For reference:
In a triangle $ABC$, the interior cevian $CM$ is drawn, so that $CM=AB$; Knowing that the measure of $\angle A= 30°$ and $\angle B =100°$. Calculate the measure of $\angle MCB$.(Answer:$40^o$)
My progress:
$MC = AB\\
\triangle AMC: \frac{sin30}{MC} = \frac{1}{2MC} = \frac{sin(100+\theta)}{AC}=\frac{sin(50-\theta)}{AM}\\
\triangle ABC: \frac{sin30}{BC}=\frac{1}{2BC} =\frac{sin100}{AC}=\frac{sin50}{AB=MC}\\
\triangle MBC: \frac{sin \theta}{MB}=\frac{sin100}{MC}=\frac{sin(80-\theta)}{BC}\\
\therefore sin(80-\theta) = \frac{sin100}{2sin50}$
….?
Best Answer
Draw $AD$ parallel and equal to $MC$. Draw the line $CE$ through $D$ parallel and equal to $AB$. Complete the parallelogram $ABCE$. Drop perpendiculars from $E$ and $B$ onto $CM$ and $AD$ respectively. Mark the foot of first one $G$ and second one $H$. The line $AH$ crosses $CM$ at $J$, and $EG$ crosses $AD$ at $K$. Quadrilateral $GKHJ$ is a rectangle.
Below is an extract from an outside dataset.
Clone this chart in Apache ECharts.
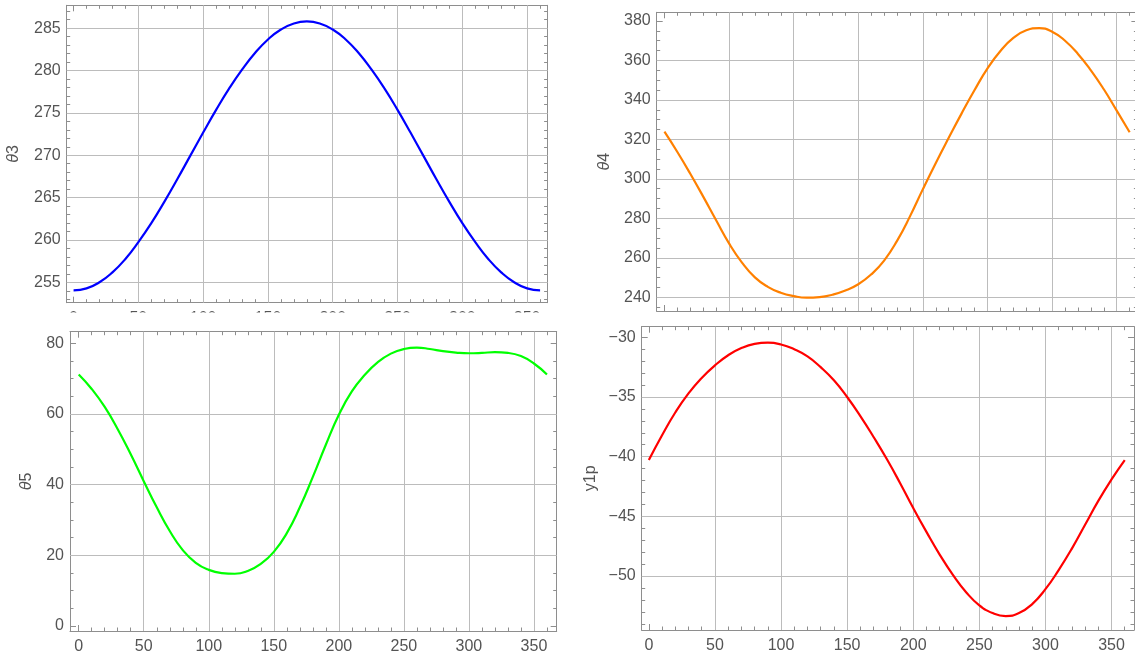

This indicates that $BH$ and $EG$ are bisectors of angles $\angle MBC$ and $\angle AEC$. Also, $BG$ bisects $\angle MBC$ and is perpendicular to $CM$, which means that triangle $BCM$ is isosceles. Therefore
$$\theta=\angle BMC=\angle BCM=\frac{180^\circ-100^\circ}2=40^\circ.$$
Update: the figure is correct. Consider this fact:
The bisectors of the angles in a parallelogram construct a rectangle.